Hi everyone!
I have a lot of (short) RNAseq reads from a metagenome sample. I am only interested in the reads originating from one species in the microbial community, so i would like to filter my fastq files accordingly.
I have a reference genome of the species, so my naive approach would be to map all reads to this reference (let's say with bowtie2) and keep all reads that have mapped for further analysis.
However, this approach seems to introduce a bias that is much larger than i expected. I mapped my data twice: First to a bunch of reference genomes and then only to the single reference that i am interested in. In the second case, the amount of reads mapping to my genome of interest is much higher. Can you explain to me why this happens? Am i now also collecting all the reads of all related species?

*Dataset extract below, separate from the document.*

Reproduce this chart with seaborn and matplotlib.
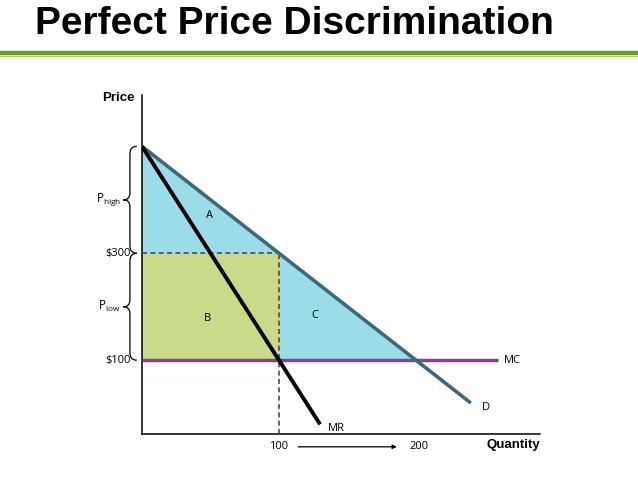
import numpy as np
import pandas as pd
import matplotlib
matplotlib.use("Agg")
import matplotlib.pyplot as plt
from matplotlib.path import Path
from matplotlib.patches import PathPatch
import seaborn as sns

# chart values (schematic economics diagram)
demand_q = [0, 240]
demand_p = [500, 20]
mr_q = [0, 130]
mr_p = [500, -20]
mc_q = [0, 260]
mc_p = [100, 100]
p_high, p_low = 300, 100      # the two price levels
q_low, q_high = 100, 200      # quantities at those prices
price_ticks = ["$300", "$100"]
qty_ticks = ["100", "200"]
area_labels = ["A", "B", "C"]
area_pos = [(49, 371), (48, 178), (126, 184)]

sns.set_style("white")
plt.rcParams['font.family'] = ['Open Sans', 'DejaVu Sans']
plt.rcParams['mathtext.default'] = 'regular'
plt.rcParams['text.color'] = 'black'

W, H = 638, 479
fig = plt.figure(figsize=(W / 100, H / 100), dpi=100)

# title and green rule
fig.text(35 / W, 1 - 24 / H, "Perfect Price Discrimination", fontsize=28, fontweight="bold",
         family=['Liberation Sans Narrow', 'Liberation Sans'], va="center", ha="left", color="black")
fig.add_artist(plt.Line2D([0, 1], [1 - 53 / H, 1 - 53 / H], color="#6E9A23", lw=3.2))
fig.add_artist(plt.Line2D([0, 1], [1 - 55.5 / H, 1 - 55.5 / H], color="#A8C66A", lw=1))

ax = fig.add_axes([142 / W, (H - 434) / H, (540 - 142) / W, (434 - 95) / H])
ax.set_xlim(0, 290.5)
ax.set_ylim(-38, 596)
sns.despine(ax=ax)
for s in ["left", "bottom"]:
    ax.spines[s].set_color("black")
    ax.spines[s].set_linewidth(1.1)
ax.set_xticks([])
ax.set_yticks([])

# shaded areas
top = demand_p[0]
ax.fill([0, q_high, 0], [top, p_low, p_low], color="#9BDCE9", lw=0, zorder=1)
ax.fill([0, q_low, q_low, 0], [p_low, p_low, p_high, p_high], color="#C9DB8A", lw=0, zorder=2)

# dashed guides
ax.plot([0, q_low], [p_high, p_high], ls=(0, (3, 2)), color="#4a4a4a", lw=1.2, zorder=3)
ax.plot([q_low, q_low], [-38, p_high], ls=(0, (3, 2)), color="#4a4a4a", lw=1.2, zorder=3)

lines = pd.DataFrame({
    "q": mc_q + demand_q + mr_q,
    "p": mc_p + demand_p + mr_p,
    "curve": ["MC"] * 2 + ["D"] * 2 + ["MR"] * 2,
})
sns.lineplot(data=lines, x="q", y="p", hue="curve",
             palette={"MC": "#8B3E95", "D": "#3E6A78", "MR": "black"},
             ax=ax, legend=False, sort=False, estimator=None, zorder=4)
for ln, w in zip(ax.get_lines()[-3:], [2.5, 2.6, 2.8]):
    ln.set_linewidth(w)
    ln.set_solid_capstyle("butt")

fs = 8
for lab, (qx, py) in zip(area_labels, area_pos):
    ax.text(qx, py, lab, fontsize=fs, ha="center", va="center")
ax.text(mc_q[1] + 4, mc_p[1], "MC", fontsize=fs, va="center")
ax.text(demand_q[1] + 8, demand_p[1] - 8, "D", fontsize=fs, va="center")
ax.text(mr_q[1] + 6, mr_p[1] - 7, "MR", fontsize=fs, va="center")

# axis tick texts
for lab, pv in zip(price_ticks, [p_high, p_low]):
    ax.text(-8, pv, lab, fontsize=fs, ha="right", va="center", clip_on=False)
for lab, qv in zip(qty_ticks, [q_low, q_high + 2]):
    ax.text(qv, -62, lab, fontsize=fs, ha="center", va="center", clip_on=False)
ax.annotate("", xy=(188, -62), xytext=(112, -62), annotation_clip=False,
            arrowprops=dict(arrowstyle="-|>", color="black", lw=0.9, mutation_scale=6))
ax.text(290.5, -58, "Quantity", fontsize=9.5, fontweight="bold", ha="right", va="center",
        family=['Liberation Sans Narrow', 'Liberation Sans'], clip_on=False)
ax.text(-17, 590, "Price", fontsize=9.5, fontweight="bold", ha="center", va="center",
        family=['Liberation Sans Narrow', 'Liberation Sans'], clip_on=False)


def brace(ax, y0, y1, x=-8.8, w=5):
    # curly brace on the left of the axis, tip pointing left
    ym = (y0 + y1) / 2
    h = 14
    codes = [Path.MOVETO, Path.CURVE3, Path.CURVE3, Path.LINETO,
             Path.CURVE4, Path.CURVE4, Path.CURVE4,
             Path.CURVE4, Path.CURVE4, Path.CURVE4,
             Path.LINETO, Path.CURVE3, Path.CURVE3]
    verts = [(x + w, y1), (x, y1), (x, y1 - h), (x, ym + h),
             (x, ym + 3), (x - w * 0.4, ym), (x - w, ym),
             (x - w * 0.4, ym), (x, ym - 3), (x, ym - h),
             (x, y0 + h), (x, y0), (x + w, y0)]
    ax.add_patch(PathPatch(Path(verts, codes), fill=False, lw=0.9, color="black", clip_on=False))
    return ym


ym_hi = brace(ax, p_high, top)
ym_lo = brace(ax, p_low, p_high)
ax.text(-15.5, ym_hi, "P$_{high}$", fontsize=8.5, ha="right", va="center", clip_on=False)
ax.text(-15.5, ym_lo, "P$_{low}$", fontsize=8.5, ha="right", va="center", clip_on=False)

fig.savefig("out.png", dpi=100)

Can i overcome the problem by adjusting parameters and making the mapping more strict? Or is the whole approach of mapping to only a single reference just not reasonable?
Thank you! I would like to determine differential gene expression for this one species. So a high level of "contamination" with other reads is a huge problem. Can you recommend an aligner that might be a better fit for what im trying to do?
This issue is not fixable by using a different aligner. If you had UMI's on your reads that would be one way to address their origin for sure.
The samples are from microbial communities, so there is no opportunity to put different tags on the individual species' DNA. Is the right course of action assembly everything in the sample, then mapping the reads, then extracting those which mapped contigs resembling my reference?